--- START OF GIVEN MATERIAL ---

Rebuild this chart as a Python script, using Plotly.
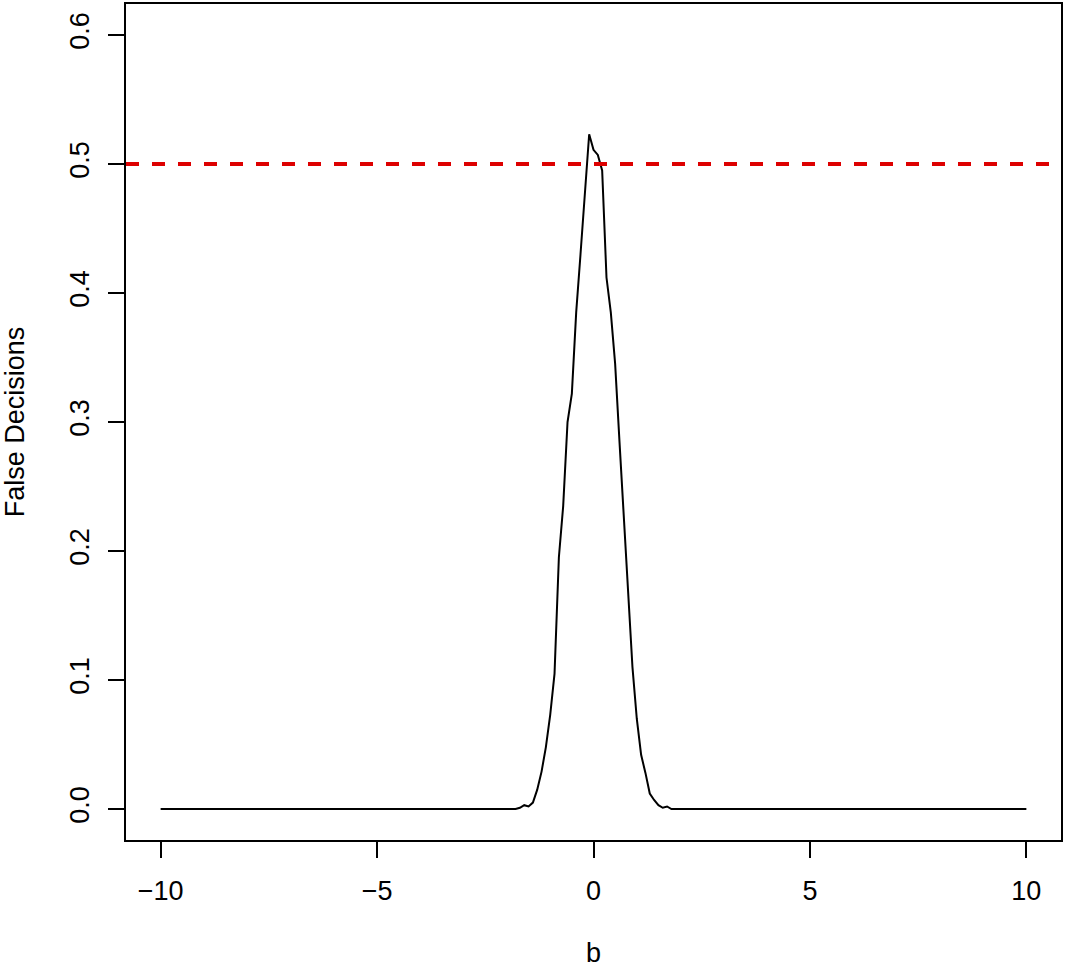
import plotly.graph_objects as go

b_values = [-10, -1.8, -1.7, -1.6, -1.5, -1.4, -1.3, -1.2, -1.1, -1.0, -0.9, -0.8, -0.7,
            -0.6, -0.5, -0.4, -0.3, -0.2, -0.1, 0.0, 0.1, 0.2, 0.3, 0.4, 0.5, 0.6, 0.7,
            0.8, 0.9, 1.0, 1.1, 1.2, 1.3, 1.4, 1.5, 1.6, 1.7, 1.8, 10]
false_decisions = [0, 0, 0.001, 0.003, 0.002, 0.005, 0.015, 0.029, 0.048, 0.073, 0.105, 0.195, 0.235,
                   0.300, 0.322, 0.385, 0.430, 0.475, 0.523, 0.511, 0.507, 0.495, 0.412, 0.385, 0.345, 0.285, 0.225,
                   0.170, 0.110, 0.070, 0.042, 0.028, 0.012, 0.007, 0.003, 0.001, 0.002, 0, 0]
threshold = 0.5
x_ticks = [-10, -5, 0, 5, 10]
y_ticks = [0.0, 0.1, 0.2, 0.3, 0.4, 0.5, 0.6]

fig = go.Figure()
fig.add_trace(go.Scatter(x=b_values, y=false_decisions, mode="lines",
                         line=dict(color="black", width=2), showlegend=False))
fig.add_shape(type="line", xref="paper", yref="y", x0=0, x1=1, y0=threshold, y1=threshold,
              line=dict(color="#DD0000", width=4, dash="13px,13px"))

font = dict(family="Liberation Sans, Arial, Helvetica", size=27, color="black")
fig.update_layout(
    width=1065, height=968,
    margin=dict(l=126, r=4, t=4, b=128),
    plot_bgcolor="white", paper_bgcolor="white",
    font=font,
    xaxis=dict(range=[-10.8, 10.8], tickvals=x_ticks, ticktext=["\u221210", "\u22125", "0", "5", "10"],
               showgrid=False, zeroline=False, showline=True, linecolor="black", linewidth=1.5,
               mirror=True, ticks="outside", ticklen=16, tickwidth=1.5, tickcolor="black",
               ticklabelstandoff=10, automargin=False,
               title=dict(text="b", font=font, standoff=44)),
    yaxis=dict(range=[-0.024, 0.624], tickvals=y_ticks, ticktext=["0.0", "0.1", "0.2", "0.3", "0.4", "0.5", "0.6"],
               showgrid=False, zeroline=False, showline=True, linecolor="black", linewidth=1.5,
               mirror=True, ticks="outside", ticklen=16, tickwidth=1.5, tickcolor="black",
               tickangle=-90, ticklabelstandoff=8, automargin=False,
               title=dict(text="False Decisions", font=font, standoff=44)),
)

fig.write_html("out.html", config={"displayModeBar": False},
               post_script="document.body.style.margin='0';document.body.style.overflow='hidden';")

--- END OF GIVEN MATERIAL ---

■ **WRITTEN REQUEST**
Begin at the first line of the data above and repeat each line exactly, stopping after the line containing "import plotly.graph_objects as go". Omit the pictures.

■ **CORRECT OUTPUT**
Rebuild this chart as a Python script, using Plotly.
import plotly.graph_objects as go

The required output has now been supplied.